Groundwater’s importance to California extends far beyond wine grapes; it provides up to 60 percent of the total water supply in a dry year. But after decades of groundwater reliance and insufficient recharge of water back into the ground, many such basins around California are overtapped. It doesn’t help that groundwater is inherently hard to see, measure and understand. Passage of the Sustainable Groundwater Management Act (SGMA) in 2014 provided a framework to manage groundwater in California by requiring newly designated agencies to create plans to guide each groundwater basin to sustainability. To implement SGMA, the California Department of Water Resources (DWR) recently released emergency regulations that will help local agencies shape the plans.
But creating a good plan is only the start. Monitoring is key to a successful outcome. One basic and crucial piece of information that must be gathered is groundwater elevations, or levels. Knowing if aquifer elevations are increasing, decreasing or stable, and where this is happening, alerts managers to the potential for a variety of problems and highlights where management efforts need to be focused.
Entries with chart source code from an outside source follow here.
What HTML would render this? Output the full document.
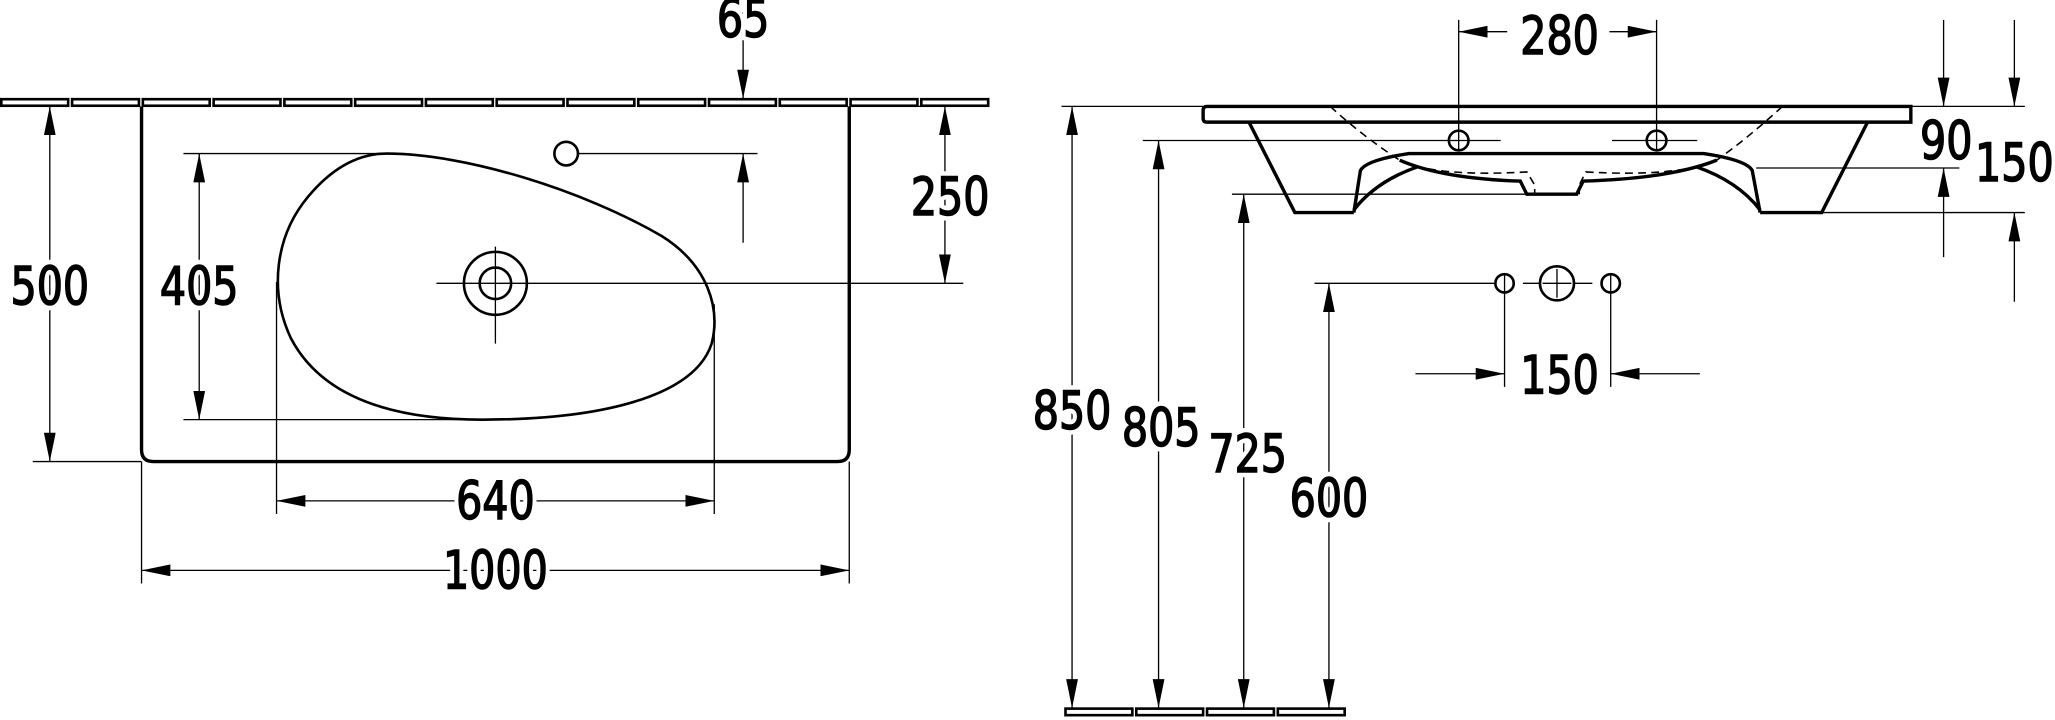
<!DOCTYPE html>
<html><head><meta charset="utf-8"><style>
html,body{margin:0;padding:0;background:#fff;}
svg{display:block;}
text{font-family:"DejaVu Sans Condensed","Liberation Sans Narrow","Liberation Sans",sans-serif;font-size:40px;fill:#000;text-anchor:middle;}
.h text{stroke:#fff;stroke-width:8px;}
.f text{stroke:#000;stroke-width:1.1px;}
.t{stroke:#000;stroke-width:1;fill:none;}
.m{stroke:#000;stroke-width:2;fill:none;}
.k{stroke:#000;stroke-width:2.6;fill:none;}
.d{stroke:#000;stroke-width:1.2;fill:none;stroke-dasharray:6 4;}
</style></head><body>
<svg width="2055" height="720" viewBox="0 0 1568 549" xmlns="http://www.w3.org/2000/svg">
<defs>
<marker id="a" viewBox="0 0 22 9" refX="22" refY="4.5" markerWidth="22" markerHeight="9" markerUnits="userSpaceOnUse" orient="auto-start-reverse"><path d="M0,0 L22,4.5 L0,9 z" fill="#000"/></marker>
</defs>

<g class="m" stroke-width="1.6">
<rect x="1" y="75.5" width="51" height="5"/><rect x="55" y="75.5" width="51" height="5"/><rect x="109" y="75.5" width="51" height="5"/><rect x="163" y="75.5" width="51" height="5"/><rect x="217" y="75.5" width="51" height="5"/><rect x="271" y="75.5" width="51" height="5"/><rect x="325" y="75.5" width="51" height="5"/><rect x="379" y="75.5" width="51" height="5"/><rect x="433" y="75.5" width="51" height="5"/><rect x="487" y="75.5" width="51" height="5"/><rect x="541" y="75.5" width="51" height="5"/><rect x="595" y="75.5" width="51" height="5"/><rect x="649" y="75.5" width="51" height="5"/><rect x="703" y="75.5" width="51" height="5"/>
</g>

<path class="k" d="M108,81 V343 Q108,352 117,352 H639 Q648,352 648,343 V81"/>
<path class="m" stroke-width="1.5" d="M295,117 C355,117 445,145 505,180 C540,202 550,235 543,262 C530,302 460,320 368,320 C290,320 243,298 222,258 C205,222 210,180 235,150 C255,126 275,117 295,117 Z"/>
<circle class="m" stroke-width="1.5" cx="378" cy="216" r="24"/>
<circle class="m" stroke-width="1.5" cx="378" cy="216" r="12"/>
<path class="t" d="M378,188 V262 M333,216 H735"/>
<circle class="m" cx="432" cy="117" r="9"/>
<path class="t" d="M441,117 H578"/>

<line class="t" x1="567" y1="0" x2="567" y2="75" marker-end="url(#a)"/>
<line class="t" x1="567" y1="185" x2="567" y2="117" marker-end="url(#a)"/>
<path class="t" d="M648,81 H735"/>
<line class="t" x1="721" y1="81" x2="721" y2="216" marker-start="url(#a)" marker-end="url(#a)"/>
<path class="t" d="M25,352 H108"/>
<line class="t" x1="38" y1="81" x2="38" y2="352" marker-start="url(#a)" marker-end="url(#a)"/>
<path class="t" d="M140,117 H300 M140,320 H370"/>
<line class="t" x1="152" y1="117" x2="152" y2="320" marker-start="url(#a)" marker-end="url(#a)"/>
<path class="t" d="M211,215 V392 M545,232 V392"/>
<line class="t" x1="211" y1="382" x2="545" y2="382" marker-start="url(#a)" marker-end="url(#a)"/>
<path class="t" d="M108,352 V445 M648,352 V445"/>
<line class="t" x1="108" y1="435" x2="648" y2="435" marker-start="url(#a)" marker-end="url(#a)"/>

<path class="k" d="M921,81 H1458 V93 H921 Q918,93 918,90 V84 Q918,81 921,81 Z"/>
<path class="k" d="M953,93 L988,162 H1033 M1425,93 L1390,162 H1343"/>
<path class="k" d="M1033,162 L1038,130 Q1042,122 1075,117 H1300 Q1333,122 1337,130 L1343,162"/>
<path class="k" d="M1033,160 Q1050,138 1082,127 M1343,160 Q1326,138 1294,127"/>
<path class="k" d="M1068,122 Q1100,136 1160,138 L1165,148 H1203 L1208,138 Q1275,136 1310,122"/>
<path class="d" d="M1015,81 Q1040,104 1068,122 Q1095,135 1165,131 L1171,141 V148 M1360,81 Q1335,104 1310,122 Q1280,135 1210,131 L1205,141 V148"/>

<circle class="m" cx="1113" cy="107" r="7.5"/>
<circle class="m" cx="1264" cy="107" r="7.5"/>
<path class="t" d="M1113,15 V115 M1264,15 V115 M1106,107 H1145 M1257,107 H1295 M872,107 H1106 M1230,107 H1257"/>
<line class="t" x1="1150" y1="24" x2="1113" y2="24" marker-end="url(#a)"/>
<line class="t" x1="1228" y1="24" x2="1264" y2="24" marker-end="url(#a)"/>
<path class="t" d="M810,81 H918 M1458,81 H1545 M1340,128 H1495 M940,148 H1200 M1390,162 H1545"/>
<line class="t" x1="1483" y1="15" x2="1483" y2="81" marker-end="url(#a)"/>
<line class="t" x1="1483" y1="196" x2="1483" y2="128" marker-end="url(#a)"/>
<line class="t" x1="1537" y1="15" x2="1537" y2="81" marker-end="url(#a)"/>
<line class="t" x1="1537" y1="230" x2="1537" y2="162" marker-end="url(#a)"/>

<circle class="m" cx="1148" cy="216" r="7"/>
<circle class="m" cx="1188" cy="216" r="13"/>
<circle class="m" cx="1229" cy="216" r="7"/>
<path class="t" d="M1003,216 H1141 M1162,216 H1175 M1201,216 H1215 M1188,205 V227 M1177,216 H1199 M1148,209 V223 M1229,209 V223 M1148,223 V295 M1229,223 V295"/>
<line class="t" x1="1080" y1="285" x2="1148" y2="285" marker-end="url(#a)"/>
<line class="t" x1="1297" y1="285" x2="1229" y2="285" marker-end="url(#a)"/>

<g class="m" stroke-width="1.6">
<rect x="813" y="540.5" width="51" height="5"/><rect x="867" y="540.5" width="51" height="5"/><rect x="921" y="540.5" width="51" height="5"/><rect x="975" y="540.5" width="51" height="5"/>
</g>
<line class="t" x1="818" y1="81" x2="818" y2="540" marker-start="url(#a)" marker-end="url(#a)"/>
<line class="t" x1="884" y1="107" x2="884" y2="540" marker-start="url(#a)" marker-end="url(#a)"/>
<line class="t" x1="949" y1="148" x2="949" y2="540" marker-start="url(#a)" marker-end="url(#a)"/>
<line class="t" x1="1014" y1="216" x2="1014" y2="540" marker-start="url(#a)" marker-end="url(#a)"/>

<g class="h">
<text x="567" y="28" textLength="40" lengthAdjust="spacingAndGlyphs">65</text>
<text x="725" y="164" textLength="60" lengthAdjust="spacingAndGlyphs">250</text>
<text x="38" y="232" textLength="60" lengthAdjust="spacingAndGlyphs">500</text>
<text x="152" y="232" textLength="60" lengthAdjust="spacingAndGlyphs">405</text>
<text x="378" y="396" textLength="60" lengthAdjust="spacingAndGlyphs">640</text>
<text x="378" y="449" textLength="80" lengthAdjust="spacingAndGlyphs">1000</text>
<text x="1190" y="41" textLength="60" lengthAdjust="spacingAndGlyphs">280</text>
<text x="1485" y="121" textLength="40" lengthAdjust="spacingAndGlyphs">90</text>
<text x="1537" y="138" textLength="60" lengthAdjust="spacingAndGlyphs">150</text>
<text x="1190" y="300" textLength="60" lengthAdjust="spacingAndGlyphs">150</text>
<text x="818" y="327" textLength="60" lengthAdjust="spacingAndGlyphs">850</text>
<text x="886" y="340" textLength="60" lengthAdjust="spacingAndGlyphs">805</text>
<text x="952" y="360" textLength="60" lengthAdjust="spacingAndGlyphs">725</text>
<text x="1014" y="394" textLength="60" lengthAdjust="spacingAndGlyphs">600</text>
</g>
<g class="f">
<text x="567" y="28" textLength="40" lengthAdjust="spacingAndGlyphs">65</text>
<text x="725" y="164" textLength="60" lengthAdjust="spacingAndGlyphs">250</text>
<text x="38" y="232" textLength="60" lengthAdjust="spacingAndGlyphs">500</text>
<text x="152" y="232" textLength="60" lengthAdjust="spacingAndGlyphs">405</text>
<text x="378" y="396" textLength="60" lengthAdjust="spacingAndGlyphs">640</text>
<text x="378" y="449" textLength="80" lengthAdjust="spacingAndGlyphs">1000</text>
<text x="1190" y="41" textLength="60" lengthAdjust="spacingAndGlyphs">280</text>
<text x="1485" y="121" textLength="40" lengthAdjust="spacingAndGlyphs">90</text>
<text x="1537" y="138" textLength="60" lengthAdjust="spacingAndGlyphs">150</text>
<text x="1190" y="300" textLength="60" lengthAdjust="spacingAndGlyphs">150</text>
<text x="818" y="327" textLength="60" lengthAdjust="spacingAndGlyphs">850</text>
<text x="886" y="340" textLength="60" lengthAdjust="spacingAndGlyphs">805</text>
<text x="952" y="360" textLength="60" lengthAdjust="spacingAndGlyphs">725</text>
<text x="1014" y="394" textLength="60" lengthAdjust="spacingAndGlyphs">600</text>
</g>
</svg>
</body></html>
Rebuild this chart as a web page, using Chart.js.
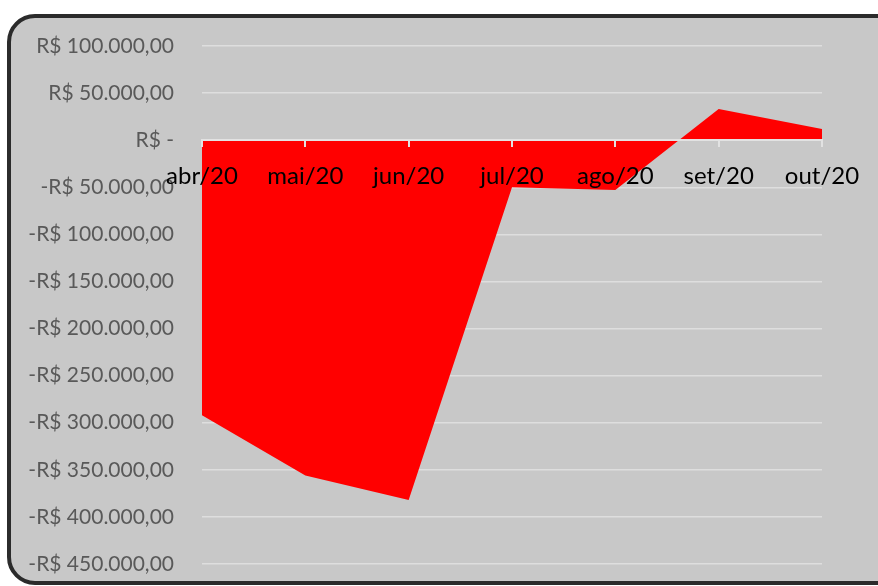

It is hard to overstate how fundamentally important groundwater levels data are to understanding aquifer health.
DWR’s draft regulations underscore the importance of groundwater levels by calling for “a sufficient density of monitoring wells capable of collecting representative measurements through depth discrete perforated intervals to adequately characterize the potentiometric surface for each of the principal aquifers.” This basically means having enough monitoring wells for each main aquifer in order to determine groundwater levels. Understanding the health of each of the different aquifers in a system requires measuring each aquifer separately. This is what a dedicated monitoring well does: it is targeted and screened to a specific aquifer.
While simple in concept, developing a robust system of monitoring wells is not easy or cheap. Dedicated monitoring wells are expensive: one could easily run between $100,000 to $200,000. Many groundwater basins in California have multiple aquifers at depth, which means that developing a dedicated monitoring well requires drilling separate wells “screened” or perforated to measure conditions for each aquifer.
Factors such as geology, casing, well depth, and borehole diameter affect costs. It is also more expensive to drill deeper wells: for example, the Water Replenishment District of Southern California’s ballpark estimates for drilling monitoring wells are $70 to $100 per foot for a well around 100 feet or less, $150 to $200 per foot for a 100 to 500 foot well, and $250 to $350 per foot for anything over 500 feet. Other expenses such as land acquisition and permitting could increase the total significantly.
Given the expense of dedicated monitoring wells, many agencies cannot afford to have as many as they need to cover their management area. To address data gaps, many water agencies use production wells, or those developed for water supply, to monitor groundwater. Domestic production wells such as those drilled for household use typically access one shallow aquifer. Many larger municipal production wells access multiple aquifers in order to pump more water at once.
Recently released results from a survey of investigated local groundwater data collection practices conducted by Tara Moran and others at Stanford University found that monitoring wells account for only about a quarter of the wells used in groundwater monitoring networks, with the majority of monitoring done using production wells. Of concern is the fact that 12 percent of monitoring networks do not have a single dedicated monitoring well.
While production wells can be a useful component in a groundwater monitoring program, results from these wells have their limitations and may be misleading. Because production wells are intended to maximize water production, they can be screened across multiple aquifers. Measured groundwater levels (or water quality data, for that matter) could then be indicative of conditions across all the aquifers, rather than of a single aquifer. Production wells that are screened across multiple aquifers are most useful for monitoring when their data can be correlated with nearby dedicated monitoring wells.
On an even more basic level, sometimes production wells are missing basic information such as well depth or geology to indicate what aquifers the well is tapped into. Data from these wells are typically qualified, such as being assigned a lower weight when used in groundwater models. Or they may be discarded when more accuracy is desired.
While the gold standard for obtaining aquifer-specific groundwater levels is through the use of targeted, short-screened dedicated monitoring wells, production wells are already a vital (or the only) part of many local water agencies’ monitoring programs. Given that many water agencies currently have very limited information about their groundwater systems, it makes sense to start with any information they can get, such as data from production wells, while prioritizing investment in dedicated monitoring wells. Developing a comprehensive groundwater monitoring network will take time; however, resources such as grant funding from the state will help expedite this process.